One event that might be useful to focus on is the Gulf of Tonkin resolution.

Wikipedia says,
The Gulf of Tonkin Resolution was a joint resolution of the U.S. Congress passed in August 1964 in direct response to a minor naval engagement known as the Gulf of Tonkin Incident. It is of historical significance because it gave U.S. President Lyndon B. Johnson authorization, without a formal declaration of war by Congress, for the use of military force in Southeast Asia. The Johnson administration subsequently cited the resolution as legal authority for its rapid escalation of U.S. military involvement in the Vietnam conflict.

In retrospect, I think it's fair to say the vote set a dangerous precedent and was not what President Johnson said it was at the time.

It would have been neat if the NYT could have put the vote in that context at the time.

If you search the NYT archives for the those dates, the stories didn't seem to get it right. ( I didn't want to pay to get full texts so I'm only going by the free three line summaries and the dates)

Unfortunately, Walter's videos are not on YouTube, so it's impossible to go through the same exercise. But based on my memory, it wasn't until about 1967 that the conventional wisdom started to change about Vietnam.

From my point of view, the job of a great newspaper of record, albeit very difficult, is to give the right context fast enough so that citizens can do something about it.

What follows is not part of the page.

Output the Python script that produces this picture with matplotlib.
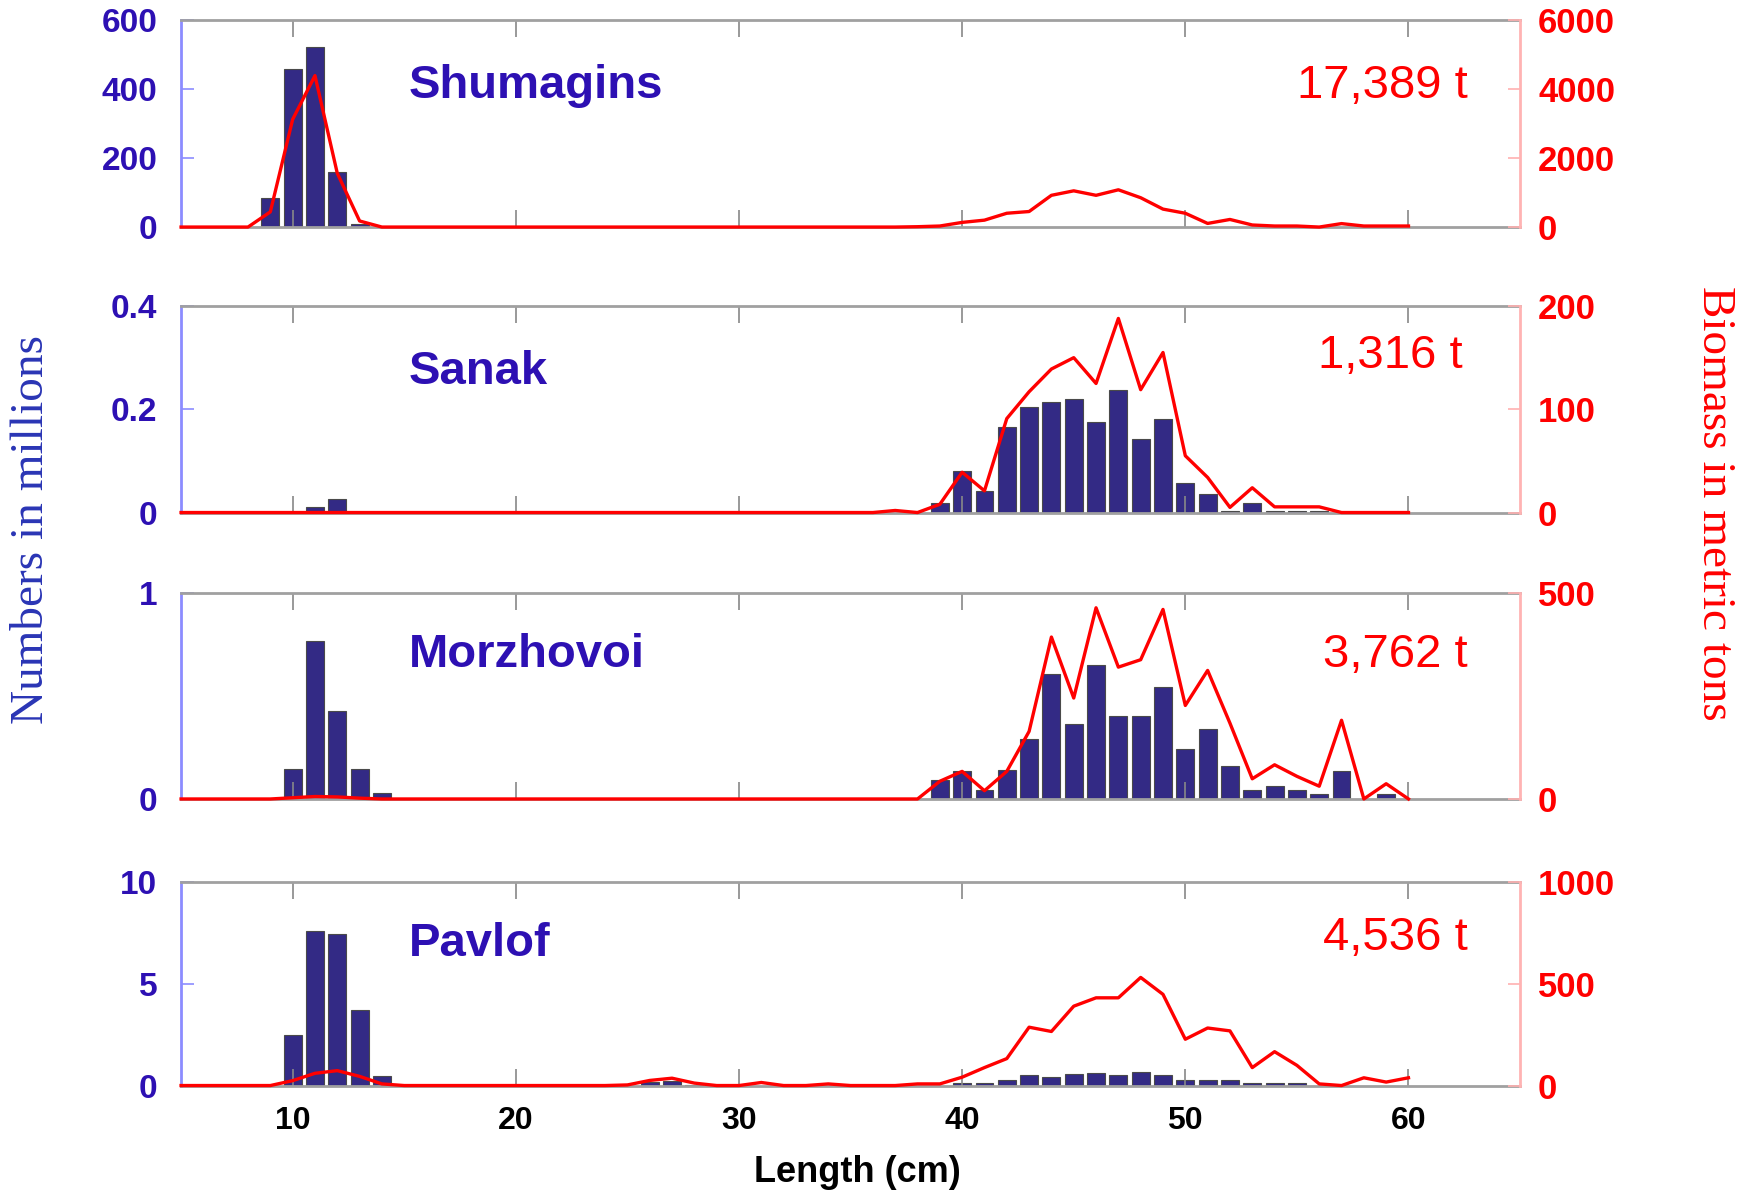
import matplotlib.pyplot as plt

plt.rcParams['font.family'] = ['Liberation Sans', 'DejaVu Sans']

lengths = list(range(5, 61))

# Shumagins
shum_bar_len = [9, 10, 11, 12, 13]
shum_num = [85, 457, 522, 161, 10]
shum_bio = [0, 0, 0, 0, 440, 3120, 4390, 1560, 176, 0,          # 5-14
            0, 0, 0, 0, 0, 0, 0, 0, 0, 0,                       # 15-24
            0, 0, 0, 0, 0, 0, 0, 0, 0, 0,                       # 25-34
            0, 0, 0, 10, 30, 135, 200, 400, 450, 920,           # 35-44
            1050, 920, 1080, 850, 520, 400, 105, 220, 60, 30,   # 45-54
            30, 0, 100, 30, 30, 30]                             # 55-60

# Sanak
sanak_bar_len = [11, 12, 39, 40, 41, 42, 43, 44, 45, 46, 47, 48, 49, 50, 51, 52, 53, 54, 55, 56]
sanak_num = [0.010, 0.026, 0.019, 0.080, 0.042, 0.165, 0.204, 0.215, 0.220, 0.175,
             0.237, 0.143, 0.181, 0.058, 0.036, 0.003, 0.019, 0.003, 0.003, 0.003]
sanak_bio = [0, 0, 0, 0, 0, 0, 0, 0, 0, 0,
             0, 0, 0, 0, 0, 0, 0, 0, 0, 0,
             0, 0, 0, 0, 0, 0, 0, 0, 0, 0,
             0, 0, 2, 0, 8, 39, 21, 91, 117, 139,
             150, 125, 188, 119, 155, 55, 34, 5, 24, 5.5,
             5.5, 5.5, 0, 0, 0, 0]

# Morzhovoi
morz_bar_len = [10, 11, 12, 13, 14, 39, 40, 41, 42, 43, 44, 45, 46, 47, 48, 49, 50,
                51, 52, 53, 54, 55, 56, 57, 59]
morz_num = [0.146, 0.765, 0.429, 0.146, 0.029, 0.091, 0.138, 0.042, 0.139, 0.291,
            0.607, 0.364, 0.652, 0.405, 0.405, 0.542, 0.244, 0.341, 0.159, 0.042,
            0.065, 0.045, 0.024, 0.138, 0.024]
morz_bio = [0, 0, 0, 0, 0, 3, 6, 5, 2, 0,
            0, 0, 0, 0, 0, 0, 0, 0, 0, 0,
            0, 0, 0, 0, 0, 0, 0, 0, 0, 0,
            0, 0, 0, 0, 43, 67, 20, 67, 164, 393,
            245, 464, 320, 338, 460, 227, 312, 184, 49, 83,
            55, 31, 191, 0, 37, 0]

# Pavlof
pav_bar_len = [10, 11, 12, 13, 14, 26, 27, 28, 40, 41, 42, 43, 44, 45, 46, 47, 48,
               49, 50, 51, 52, 53, 54, 55]
pav_num = [2.5, 7.6, 7.45, 3.7, 0.45, 0.15, 0.2, 0.05, 0.1, 0.13, 0.25, 0.53,
           0.40, 0.58, 0.61, 0.53, 0.65, 0.53, 0.25, 0.28, 0.25, 0.1, 0.12, 0.1]
pav_bio = [0, 0, 0, 0, 0, 24, 60, 73, 45, 8,
           0, 0, 0, 0, 0, 0, 0, 0, 0, 0,
           3, 25, 36, 12, 0, 0, 15, 0, 0, 8,
           0, 0, 0, 8, 8, 41, 88, 132, 286, 265,
           389, 430, 430, 530, 447, 227, 282, 268, 88, 166,
           99, 8, 0, 38, 17, 38]

areas = ['Shumagins', 'Sanak', 'Morzhovoi', 'Pavlof']
totals = ['17,389 t', '1,316 t', '3,762 t', '4,536 t']
bar_lens = [shum_bar_len, sanak_bar_len, morz_bar_len, pav_bar_len]
numbers = [shum_num, sanak_num, morz_num, pav_num]
biomass = [shum_bio, sanak_bio, morz_bio, pav_bio]
left_ticks = [[0, 200, 400, 600], [0, 0.2, 0.4], [0, 1], [0, 5, 10]]
left_labels = [['0', '200', '400', '600'], ['0', '0.2', '0.4'], ['0', '1'], ['0', '5', '10']]
right_ticks = [[0, 2000, 4000, 6000], [0, 100, 200], [0, 500], [0, 500, 1000]]

blue = '#2d10b3'
bar_color = '#332a85'

# axes boxes in figure fraction: bottom, height
boxes = [(0.8100, 0.1732), (0.5711, 0.1728), (0.3314, 0.1724), (0.0916, 0.1707)]
title_y = [0.681, 0.680, 0.699, 0.694]
total_pos = [(0.961, 0.681), (0.957, 0.758), (0.961, 0.699), (0.961, 0.725)]

fig = plt.figure(figsize=(17.46, 11.95), dpi=100)

for i in range(4):
    ax = fig.add_axes([0.1037, boxes[i][0], 0.7669, boxes[i][1]])
    ax.bar(bar_lens[i], numbers[i], width=0.8, color=bar_color,
           edgecolor='#4a4a4a', linewidth=0.8)
    ax.set_xlim(5, 65)
    ax.set_ylim(0, left_ticks[i][-1])
    ax.set_yticks(left_ticks[i])
    ax.set_yticklabels(left_labels[i], fontsize=24, fontweight='bold', color=blue)
    ax.set_xticks([10, 20, 30, 40, 50, 60])
    ax.tick_params(axis='x', direction='in', top=True, bottom=True, length=12,
                   color='#888888', width=1.2, pad=15)
    ax.tick_params(axis='y', direction='in', length=9, color='#8c8cff', width=1.2, pad=17)
    if i < 3:
        ax.set_xticklabels([])
    else:
        ax.set_xticklabels(['10', '20', '30', '40', '50', '60'], fontsize=23, fontweight='bold')
    ax.spines['left'].set_color('#8c8cff')
    ax.spines['left'].set_linewidth(2)
    ax.spines['top'].set_color('#a0a0a0')
    ax.spines['top'].set_linewidth(2)
    ax.spines['bottom'].set_color('#a0a0a0')
    ax.spines['bottom'].set_linewidth(2)
    ax.spines['right'].set_visible(False)

    ax2 = ax.twinx()
    ax2.plot(lengths, biomass[i], color='red', linewidth=2.4, clip_on=False)
    ax2.set_ylim(0, right_ticks[i][-1])
    ax2.set_yticks(right_ticks[i])
    ax2.set_yticklabels([str(t) for t in right_ticks[i]], fontsize=25,
                        fontweight='bold', color='red')
    ax2.tick_params(axis='y', direction='in', length=9, color='#ffb0b0', width=1.2, pad=13)
    ax2.spines['right'].set_color('#ffb3b3')
    ax2.spines['right'].set_linewidth(2)
    for s in ['left', 'top', 'bottom']:
        ax2.spines[s].set_visible(False)

    ax2.text(0.170, title_y[i], areas[i], transform=ax.transAxes, fontsize=34,
             fontweight='bold', color=blue, ha='left', va='center')
    ax2.text(total_pos[i][0], total_pos[i][1], totals[i], transform=ax.transAxes,
             fontsize=34, color='red', ha='right', va='center')

fig.text(0.491, 0.0192, 'Length (cm)', fontsize=26, fontweight='bold',
         ha='center', va='center')
fig.text(0.018, 0.557, 'Numbers in millions', fontsize=34, family='Liberation Serif',
         color='#2a35b5', rotation=90, ha='center', va='center')
fig.text(0.982, 0.579, 'Biomass in metric tons', fontsize=34, family='Liberation Serif',
         color='red', rotation=270, ha='center', va='center')

plt.savefig('out.png', dpi=100)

The fact that they got it very wrong on Iraq may just be more of the same.

3:01 PM  
Anonymous Anonymous said...

I find a complete lack of sympathy with an owner using a leveraged buyout to aquire an asset,finding that having no actual equity in an item of decreasing value and relevance is a painful situation. Tough having to repay loans eh? Just ask joe average how he feels about banks & credit card companies raising interest rates just because they can. How is it that an alleged smart person can borrow and not look at profit loss statements and a decades long trend of decreasing circulation & add revenue and think lets pay the maximum entirely on borrowed capitol. Stupid is as stupid does. Enjoy the ride idiots.